Reproduce, word for word, only the lines from the one containing "Generate a Python" through the one containing "from matplotlib.patches import", both included.

>> BEGIN

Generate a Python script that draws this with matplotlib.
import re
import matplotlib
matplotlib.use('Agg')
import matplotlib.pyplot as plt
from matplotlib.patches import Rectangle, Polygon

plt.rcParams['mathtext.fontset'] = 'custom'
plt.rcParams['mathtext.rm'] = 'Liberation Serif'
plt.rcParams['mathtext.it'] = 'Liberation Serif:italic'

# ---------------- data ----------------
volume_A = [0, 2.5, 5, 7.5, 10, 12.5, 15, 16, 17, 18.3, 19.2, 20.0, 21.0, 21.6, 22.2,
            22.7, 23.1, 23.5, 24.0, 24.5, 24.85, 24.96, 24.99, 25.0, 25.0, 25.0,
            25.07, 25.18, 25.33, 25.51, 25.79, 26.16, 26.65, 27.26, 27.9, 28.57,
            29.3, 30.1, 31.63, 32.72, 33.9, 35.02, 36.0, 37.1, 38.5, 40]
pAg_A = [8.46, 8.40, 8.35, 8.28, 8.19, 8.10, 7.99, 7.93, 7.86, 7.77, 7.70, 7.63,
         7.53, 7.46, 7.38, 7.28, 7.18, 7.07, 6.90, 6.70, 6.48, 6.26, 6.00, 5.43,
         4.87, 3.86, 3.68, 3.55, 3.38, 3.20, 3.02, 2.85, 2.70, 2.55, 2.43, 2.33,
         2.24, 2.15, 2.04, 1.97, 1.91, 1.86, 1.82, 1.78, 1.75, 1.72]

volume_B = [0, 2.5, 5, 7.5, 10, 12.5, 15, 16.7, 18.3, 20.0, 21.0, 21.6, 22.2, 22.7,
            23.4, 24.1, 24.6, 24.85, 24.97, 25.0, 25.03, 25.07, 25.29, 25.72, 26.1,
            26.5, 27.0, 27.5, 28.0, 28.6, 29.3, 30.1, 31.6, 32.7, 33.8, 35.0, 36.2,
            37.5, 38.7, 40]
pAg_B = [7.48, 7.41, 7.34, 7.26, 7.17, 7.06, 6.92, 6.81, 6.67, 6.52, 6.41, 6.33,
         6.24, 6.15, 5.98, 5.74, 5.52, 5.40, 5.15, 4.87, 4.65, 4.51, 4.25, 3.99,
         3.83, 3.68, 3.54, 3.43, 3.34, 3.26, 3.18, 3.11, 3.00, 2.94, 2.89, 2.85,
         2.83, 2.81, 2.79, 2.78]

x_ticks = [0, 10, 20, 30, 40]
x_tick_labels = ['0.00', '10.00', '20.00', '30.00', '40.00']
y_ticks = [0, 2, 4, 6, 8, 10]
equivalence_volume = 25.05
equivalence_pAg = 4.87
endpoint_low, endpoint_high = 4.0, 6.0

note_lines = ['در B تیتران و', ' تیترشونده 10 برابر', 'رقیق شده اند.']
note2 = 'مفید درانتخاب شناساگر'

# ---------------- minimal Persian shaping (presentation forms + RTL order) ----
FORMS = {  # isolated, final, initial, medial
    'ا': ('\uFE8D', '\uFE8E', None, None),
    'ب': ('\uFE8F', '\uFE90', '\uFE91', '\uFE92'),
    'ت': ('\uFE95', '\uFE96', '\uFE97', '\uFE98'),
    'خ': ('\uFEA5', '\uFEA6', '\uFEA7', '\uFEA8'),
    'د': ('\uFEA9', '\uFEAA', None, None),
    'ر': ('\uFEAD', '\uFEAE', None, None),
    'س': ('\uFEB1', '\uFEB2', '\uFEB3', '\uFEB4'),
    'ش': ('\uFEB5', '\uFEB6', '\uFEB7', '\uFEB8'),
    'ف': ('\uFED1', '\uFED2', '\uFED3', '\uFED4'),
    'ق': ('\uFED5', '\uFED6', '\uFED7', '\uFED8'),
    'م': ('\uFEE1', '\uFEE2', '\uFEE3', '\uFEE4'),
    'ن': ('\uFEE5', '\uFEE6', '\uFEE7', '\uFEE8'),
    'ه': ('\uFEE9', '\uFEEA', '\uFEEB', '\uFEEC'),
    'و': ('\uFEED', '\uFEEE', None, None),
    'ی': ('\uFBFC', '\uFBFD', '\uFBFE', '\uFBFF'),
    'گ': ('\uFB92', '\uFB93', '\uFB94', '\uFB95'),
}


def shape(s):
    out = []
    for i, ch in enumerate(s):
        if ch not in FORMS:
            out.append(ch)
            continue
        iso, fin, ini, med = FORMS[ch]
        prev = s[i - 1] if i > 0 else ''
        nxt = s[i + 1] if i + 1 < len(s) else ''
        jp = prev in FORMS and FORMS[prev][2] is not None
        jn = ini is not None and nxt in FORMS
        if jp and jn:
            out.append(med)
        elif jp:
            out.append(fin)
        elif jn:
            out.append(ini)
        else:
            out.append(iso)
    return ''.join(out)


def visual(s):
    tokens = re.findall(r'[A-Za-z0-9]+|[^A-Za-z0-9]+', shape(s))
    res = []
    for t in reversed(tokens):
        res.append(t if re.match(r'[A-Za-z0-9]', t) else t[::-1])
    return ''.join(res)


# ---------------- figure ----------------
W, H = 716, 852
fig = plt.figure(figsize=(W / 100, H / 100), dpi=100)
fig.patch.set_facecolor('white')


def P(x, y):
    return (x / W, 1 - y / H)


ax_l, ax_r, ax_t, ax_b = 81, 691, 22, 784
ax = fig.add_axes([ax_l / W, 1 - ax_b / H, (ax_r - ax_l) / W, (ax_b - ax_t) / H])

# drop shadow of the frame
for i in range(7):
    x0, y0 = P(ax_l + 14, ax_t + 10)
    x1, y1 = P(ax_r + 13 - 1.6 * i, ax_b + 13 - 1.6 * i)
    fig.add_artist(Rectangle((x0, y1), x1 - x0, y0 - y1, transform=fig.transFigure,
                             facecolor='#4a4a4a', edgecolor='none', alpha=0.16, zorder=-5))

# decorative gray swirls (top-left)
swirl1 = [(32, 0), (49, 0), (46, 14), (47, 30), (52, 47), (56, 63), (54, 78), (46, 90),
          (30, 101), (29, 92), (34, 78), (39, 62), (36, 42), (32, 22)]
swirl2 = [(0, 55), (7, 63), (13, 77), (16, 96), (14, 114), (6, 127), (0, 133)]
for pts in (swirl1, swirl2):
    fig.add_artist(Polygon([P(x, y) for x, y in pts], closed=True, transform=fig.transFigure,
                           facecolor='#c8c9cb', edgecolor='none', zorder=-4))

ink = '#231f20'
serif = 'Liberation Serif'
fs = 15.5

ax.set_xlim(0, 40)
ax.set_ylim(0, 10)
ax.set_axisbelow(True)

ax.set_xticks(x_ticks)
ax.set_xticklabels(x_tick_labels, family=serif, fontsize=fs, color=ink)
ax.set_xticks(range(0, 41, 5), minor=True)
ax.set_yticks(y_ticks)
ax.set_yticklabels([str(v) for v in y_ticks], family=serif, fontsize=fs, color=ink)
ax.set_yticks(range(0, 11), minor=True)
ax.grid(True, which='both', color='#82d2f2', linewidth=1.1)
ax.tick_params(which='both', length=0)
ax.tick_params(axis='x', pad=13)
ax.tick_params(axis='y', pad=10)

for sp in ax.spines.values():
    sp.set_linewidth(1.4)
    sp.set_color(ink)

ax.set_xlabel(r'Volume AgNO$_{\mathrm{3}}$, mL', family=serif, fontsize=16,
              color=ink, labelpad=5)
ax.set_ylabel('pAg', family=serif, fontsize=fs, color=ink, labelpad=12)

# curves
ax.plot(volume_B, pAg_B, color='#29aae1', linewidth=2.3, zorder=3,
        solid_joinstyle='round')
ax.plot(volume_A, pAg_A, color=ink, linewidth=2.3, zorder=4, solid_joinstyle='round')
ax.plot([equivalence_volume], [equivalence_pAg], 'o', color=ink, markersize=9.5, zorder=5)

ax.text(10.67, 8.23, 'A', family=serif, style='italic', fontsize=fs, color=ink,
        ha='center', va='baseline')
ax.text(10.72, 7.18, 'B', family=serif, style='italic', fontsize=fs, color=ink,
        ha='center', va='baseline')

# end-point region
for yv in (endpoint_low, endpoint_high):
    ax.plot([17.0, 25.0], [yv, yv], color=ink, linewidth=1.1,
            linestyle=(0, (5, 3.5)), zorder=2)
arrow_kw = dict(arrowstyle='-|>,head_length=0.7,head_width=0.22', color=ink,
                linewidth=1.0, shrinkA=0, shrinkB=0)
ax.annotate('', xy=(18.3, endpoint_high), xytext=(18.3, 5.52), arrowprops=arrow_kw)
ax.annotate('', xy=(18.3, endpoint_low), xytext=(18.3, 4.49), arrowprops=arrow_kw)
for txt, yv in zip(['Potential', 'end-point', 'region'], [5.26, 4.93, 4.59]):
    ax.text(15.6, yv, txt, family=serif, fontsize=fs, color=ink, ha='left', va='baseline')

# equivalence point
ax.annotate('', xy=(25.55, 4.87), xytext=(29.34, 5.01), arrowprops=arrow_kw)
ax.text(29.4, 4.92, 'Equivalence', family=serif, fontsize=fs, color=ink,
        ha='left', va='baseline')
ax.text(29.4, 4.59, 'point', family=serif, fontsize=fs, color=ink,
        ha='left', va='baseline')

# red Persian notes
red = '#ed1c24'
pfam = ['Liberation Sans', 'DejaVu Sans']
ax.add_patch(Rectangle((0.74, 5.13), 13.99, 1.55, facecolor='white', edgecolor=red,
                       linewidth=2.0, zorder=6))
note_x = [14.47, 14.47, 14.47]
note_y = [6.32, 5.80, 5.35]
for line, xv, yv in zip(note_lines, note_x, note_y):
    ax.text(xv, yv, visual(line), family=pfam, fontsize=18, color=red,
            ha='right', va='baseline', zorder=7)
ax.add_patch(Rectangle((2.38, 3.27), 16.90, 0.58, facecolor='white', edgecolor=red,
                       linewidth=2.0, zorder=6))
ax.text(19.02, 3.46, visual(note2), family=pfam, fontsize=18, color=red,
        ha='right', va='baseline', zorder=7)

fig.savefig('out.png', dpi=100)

>> END
>> BEGIN

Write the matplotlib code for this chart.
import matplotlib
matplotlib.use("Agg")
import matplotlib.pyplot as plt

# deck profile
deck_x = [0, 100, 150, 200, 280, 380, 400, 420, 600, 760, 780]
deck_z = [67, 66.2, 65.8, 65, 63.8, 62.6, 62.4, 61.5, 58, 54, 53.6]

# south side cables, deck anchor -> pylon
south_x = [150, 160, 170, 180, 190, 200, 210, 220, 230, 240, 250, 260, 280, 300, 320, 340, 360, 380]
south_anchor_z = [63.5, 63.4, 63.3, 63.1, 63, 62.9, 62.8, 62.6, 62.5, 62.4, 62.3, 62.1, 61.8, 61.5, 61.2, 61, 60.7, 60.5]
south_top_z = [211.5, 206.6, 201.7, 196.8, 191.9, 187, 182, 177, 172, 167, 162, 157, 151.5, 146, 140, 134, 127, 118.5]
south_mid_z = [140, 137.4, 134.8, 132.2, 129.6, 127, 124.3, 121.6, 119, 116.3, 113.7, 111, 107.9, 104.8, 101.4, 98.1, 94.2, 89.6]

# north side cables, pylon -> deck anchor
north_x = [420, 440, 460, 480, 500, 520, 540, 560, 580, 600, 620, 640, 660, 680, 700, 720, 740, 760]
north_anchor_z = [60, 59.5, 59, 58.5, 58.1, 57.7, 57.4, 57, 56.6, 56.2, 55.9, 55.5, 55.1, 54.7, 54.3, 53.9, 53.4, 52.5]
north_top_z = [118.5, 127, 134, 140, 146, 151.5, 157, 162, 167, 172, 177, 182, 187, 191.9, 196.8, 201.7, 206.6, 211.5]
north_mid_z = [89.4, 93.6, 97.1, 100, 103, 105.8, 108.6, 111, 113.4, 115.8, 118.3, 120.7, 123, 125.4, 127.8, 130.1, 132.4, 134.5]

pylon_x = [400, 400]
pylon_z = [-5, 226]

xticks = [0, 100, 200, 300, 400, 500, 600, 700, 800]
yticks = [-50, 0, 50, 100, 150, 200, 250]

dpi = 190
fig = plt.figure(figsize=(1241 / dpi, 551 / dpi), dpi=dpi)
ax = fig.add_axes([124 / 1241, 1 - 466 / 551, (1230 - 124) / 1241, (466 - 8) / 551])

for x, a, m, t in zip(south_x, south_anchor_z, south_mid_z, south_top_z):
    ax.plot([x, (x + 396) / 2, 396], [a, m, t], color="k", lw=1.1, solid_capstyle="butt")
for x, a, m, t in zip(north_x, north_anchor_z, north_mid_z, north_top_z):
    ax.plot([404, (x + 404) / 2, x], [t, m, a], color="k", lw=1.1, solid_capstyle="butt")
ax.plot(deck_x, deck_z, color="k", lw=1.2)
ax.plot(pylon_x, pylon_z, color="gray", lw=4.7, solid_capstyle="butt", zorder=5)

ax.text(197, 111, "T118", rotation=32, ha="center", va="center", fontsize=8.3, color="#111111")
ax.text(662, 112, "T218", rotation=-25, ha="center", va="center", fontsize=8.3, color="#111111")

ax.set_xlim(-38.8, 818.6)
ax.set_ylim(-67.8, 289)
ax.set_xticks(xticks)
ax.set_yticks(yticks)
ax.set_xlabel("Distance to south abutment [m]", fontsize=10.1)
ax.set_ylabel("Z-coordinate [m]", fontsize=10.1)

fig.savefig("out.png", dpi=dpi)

>> END

__EXERCISE RESPONSE__
Generate a Python script that draws this with matplotlib.
import re
import matplotlib
matplotlib.use('Agg')
import matplotlib.pyplot as plt
from matplotlib.patches import Rectangle, Polygon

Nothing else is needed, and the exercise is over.